All I could find so far was merge, but that can only merge two data.frames, so I'd have to use it multiple times. Is there an easier way?

2
Are there differences in the data between the data frames? In other words, do you want to obtain five rows or one row per unique row name?Sven Hohenstein
I want one row per unique row name, but multiple columns (one for each sample).Lilith-Elina

2 Answers

5
votes

Merging is not very efficient if you want to exclude row names which are not present in every data frame. Here's a different proposal.

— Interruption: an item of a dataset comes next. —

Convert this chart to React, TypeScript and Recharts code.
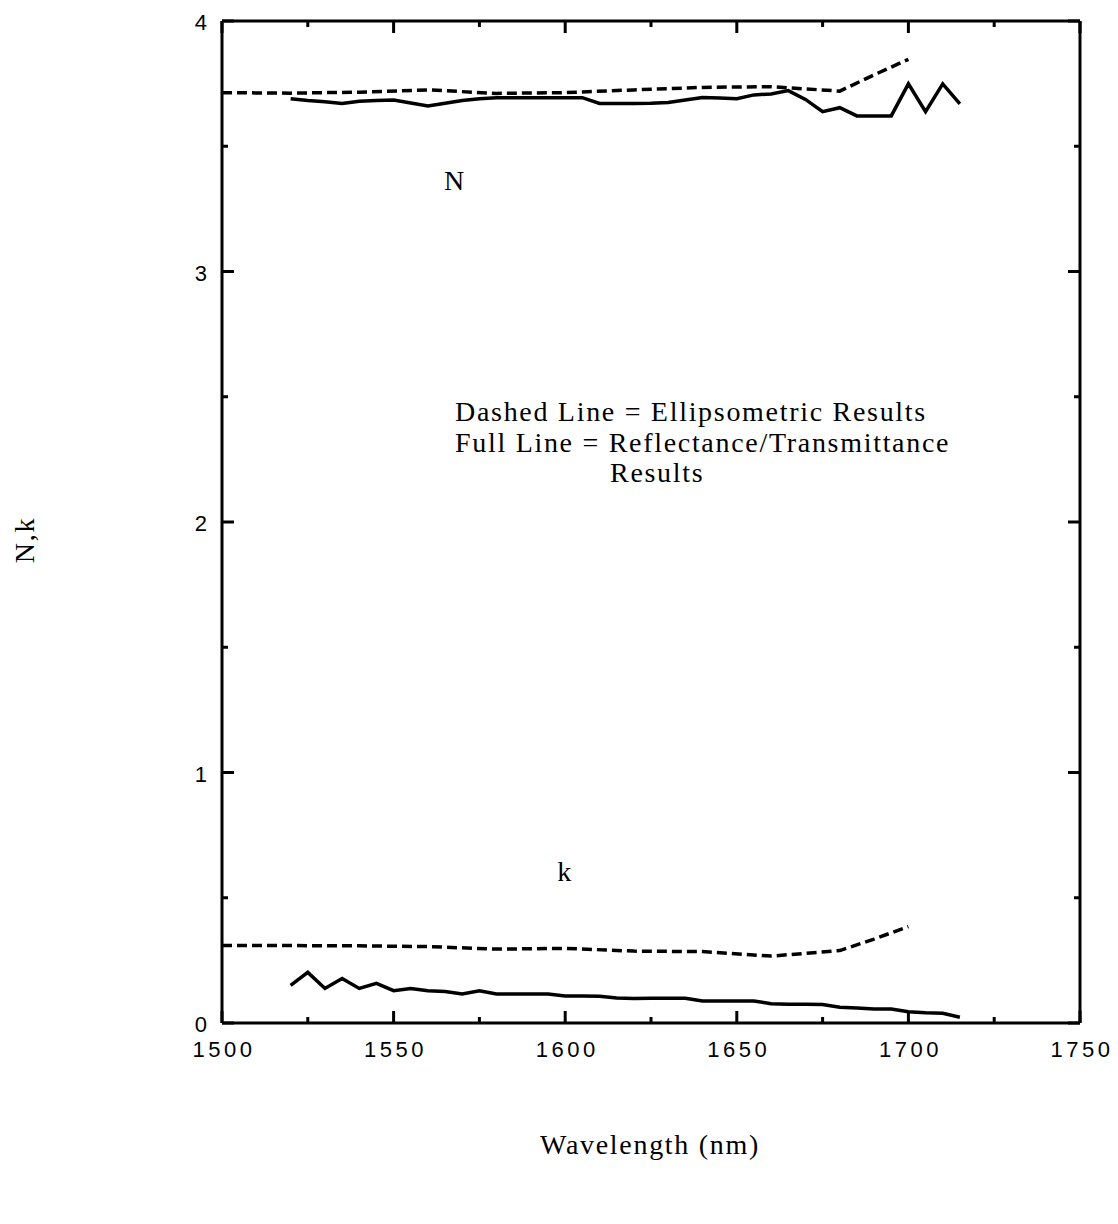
import React from "react";
import { LineChart, Line, XAxis, YAxis } from "recharts";

// wavelength (nm) / value pairs for each curve
const nFullWl = [1520, 1525, 1530, 1535, 1540, 1545, 1550, 1555, 1560, 1565, 1570, 1575, 1580, 1585, 1590, 1595, 1600, 1605, 1610, 1615, 1620, 1625, 1630, 1635, 1640, 1645, 1650, 1655, 1660, 1665, 1670, 1675, 1680, 1685, 1690, 1695, 1700, 1705, 1710, 1715];
const nFull = [3.69, 3.683, 3.678, 3.671, 3.68, 3.683, 3.685, 3.673, 3.661, 3.672, 3.683, 3.69, 3.694, 3.694, 3.694, 3.694, 3.694, 3.694, 3.671, 3.671, 3.671, 3.672, 3.675, 3.685, 3.695, 3.693, 3.69, 3.705, 3.709, 3.722, 3.687, 3.638, 3.654, 3.621, 3.621, 3.621, 3.749, 3.638, 3.749, 3.669];

const kFullWl = nFullWl;
const kFull = [0.15, 0.202, 0.138, 0.178, 0.138, 0.158, 0.129, 0.138, 0.129, 0.126, 0.116, 0.129, 0.116, 0.116, 0.116, 0.116, 0.108, 0.108, 0.107, 0.1, 0.098, 0.099, 0.099, 0.099, 0.088, 0.088, 0.088, 0.088, 0.077, 0.075, 0.075, 0.074, 0.063, 0.06, 0.056, 0.056, 0.045, 0.041, 0.039, 0.023];

const ellipWl = [1500, 1520, 1540, 1560, 1580, 1600, 1620, 1640, 1660, 1680, 1690, 1700];
const nEllip = [3.714, 3.712, 3.716, 3.725, 3.711, 3.714, 3.725, 3.735, 3.738, 3.72, 3.785, 3.847];
const kEllip = [0.309, 0.309, 0.308, 0.305, 0.295, 0.298, 0.287, 0.285, 0.267, 0.289, 0.335, 0.385];

const xTicks = [1500, 1525, 1550, 1575, 1600, 1625, 1650, 1675, 1700, 1725, 1750];
const yTicks = [0, 0.5, 1, 1.5, 2, 2.5, 3, 3.5, 4];

const pairs = (xs: number[], ys: number[]) => xs.map((w, i) => ({ w, v: ys[i] }));

const MAJOR = 12;
const MINOR = 6;
const INK = "#000";
const serif = "'Liberation Serif', 'Times New Roman', serif";
const sans = "'Liberation Sans', Arial, sans-serif";

const BottomTick = ({ x, y, payload }: any) => {
  const major = payload.value % 50 === 0;
  return (
    <g>
      <line x1={x} x2={x} y1={y} y2={y - (major ? MAJOR : MINOR)} stroke={INK} strokeWidth={3} />
      {major && (
        <text x={x + 2} y={y + 34} textAnchor="middle" fontFamily={sans} fontSize={22} letterSpacing={3.5} fill={INK}>
          {payload.value}
        </text>
      )}
    </g>
  );
};

const TopTick = ({ x, y, payload }: any) => {
  const major = payload.value % 50 === 0;
  return <line x1={x} x2={x} y1={y} y2={y + (major ? MAJOR : MINOR)} stroke={INK} strokeWidth={3} />;
};

const LeftTick = ({ x, y, payload }: any) => {
  const major = Number.isInteger(payload.value);
  return (
    <g>
      <line x1={x} x2={x + (major ? MAJOR : MINOR)} y1={y} y2={y} stroke={INK} strokeWidth={3} />
      {major && (
        <text x={x - 15} y={y + 9} textAnchor="end" fontFamily={sans} fontSize={22} fill={INK}>
          {payload.value}
        </text>
      )}
    </g>
  );
};

const RightTick = ({ x, y, payload }: any) => {
  const major = Number.isInteger(payload.value);
  return <line x1={x} x2={x - (major ? MAJOR : MINOR)} y1={y} y2={y} stroke={INK} strokeWidth={3} />;
};

const axisLine = { stroke: INK, strokeWidth: 3 };

const textStyle: React.CSSProperties = {
  position: "absolute",
  fontFamily: serif,
  fontSize: 28,
  letterSpacing: 1.7,
  color: INK,
  whiteSpace: "nowrap",
  lineHeight: "28px",
};

export default function App() {
  return (
    <div style={{ position: "relative", width: 1110, height: 1200 }}>
      <LineChart width={1110} height={1200} margin={{ top: 12, right: 37, bottom: 184, left: 213 }}>
        <XAxis
          dataKey="w"
          type="number"
          domain={[1500, 1750]}
          ticks={xTicks}
          allowDataOverflow
          height={1}
          tickSize={0}
          tickMargin={0}
          tickLine={false}
          axisLine={axisLine}
          tick={BottomTick}
          interval={0}
        />
        <XAxis
          xAxisId="top"
          orientation="top"
          dataKey="w"
          type="number"
          domain={[1500, 1750]}
          ticks={xTicks}
          allowDataOverflow
          height={1}
          tickSize={0}
          tickMargin={0}
          tickLine={false}
          axisLine={axisLine}
          tick={TopTick}
          interval={0}
        />
        <YAxis
          type="number"
          domain={[0, 4]}
          ticks={yTicks}
          allowDataOverflow
          width={1}
          tickSize={0}
          tickMargin={0}
          tickLine={false}
          axisLine={axisLine}
          tick={LeftTick}
          interval={0}
        />
        <YAxis
          yAxisId="right"
          orientation="right"
          type="number"
          domain={[0, 4]}
          ticks={yTicks}
          allowDataOverflow
          width={1}
          tickSize={0}
          tickMargin={0}
          tickLine={false}
          axisLine={axisLine}
          tick={RightTick}
          interval={0}
        />
        <Line data={pairs(ellipWl, nEllip)} dataKey="v" type="linear" stroke={INK} strokeWidth={3.5} strokeDasharray="10 5" dot={false} isAnimationActive={false} />
        <Line data={pairs(nFullWl, nFull)} dataKey="v" type="linear" stroke={INK} strokeWidth={3.5} dot={false} isAnimationActive={false} />
        <Line data={pairs(ellipWl, kEllip)} dataKey="v" type="linear" stroke={INK} strokeWidth={3.5} strokeDasharray="10 5" dot={false} isAnimationActive={false} />
        <Line data={pairs(kFullWl, kFull)} dataKey="v" type="linear" stroke={INK} strokeWidth={3.5} dot={false} isAnimationActive={false} />
      </LineChart>

      <div style={{ ...textStyle, left: 447, top: 173, transform: "translate(-50%, -50%)" }}>N</div>
      <div style={{ ...textStyle, left: 557, top: 864, transform: "translate(-50%, -50%)" }}>k</div>

      <div style={{ ...textStyle, left: 447, top: 389, lineHeight: "30.5px" }}>
        Dashed Line = Ellipsometric Results
        <br />
        Full Line = Reflectance/Transmittance
        <br />
        <span style={{ paddingLeft: 155 }}>Results</span>
      </div>

      <div style={{ ...textStyle, left: 17, top: 532, transform: "translate(-50%, -50%) rotate(-90deg)" }}>N,k</div>
      <div style={{ ...textStyle, left: 642, top: 1137, transform: "translate(-50%, -50%)" }}>Wavelength (nm)</div>
    </div>
  );
}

First, three example data frames:

df1 <- data.frame(a = 1:5, b = 1:5, 
                  row.names = letters[1:5]) # letters a to e
df2 <- data.frame(a = 1:5, b = 1:5, 
                  row.names = letters[3:7]) # letters c to g
df3 <- data.frame(a = 1:5, b = 1:5, 
                  row.names = letters[c(1,2,3,5,7)]) # letters a, b, c, e, and g
# row names being present in all data frames: c and e

Put the data frames into a list:

dfList <- list(df1, df2, df3)

Find common row names:

idx <- Reduce(intersect, lapply(dfList, rownames))

Extract data:

df1[idx, ]

  a b
c 3 3
e 5 5

PS. If you want to keep the corresponding rows from all data frames, you could replace the last step, df1[idx, ], with the following command:

do.call(rbind, lapply(dfList, "[", idx, ))
0
votes

Check out the uppermost answer in this SO post. Just list your data frames and apply the following line of code:

Reduce(function(...) merge(..., by = "x"), list.of.dataframes)

You just have to adjust the by argument to specify by which common column the data frames should be merged.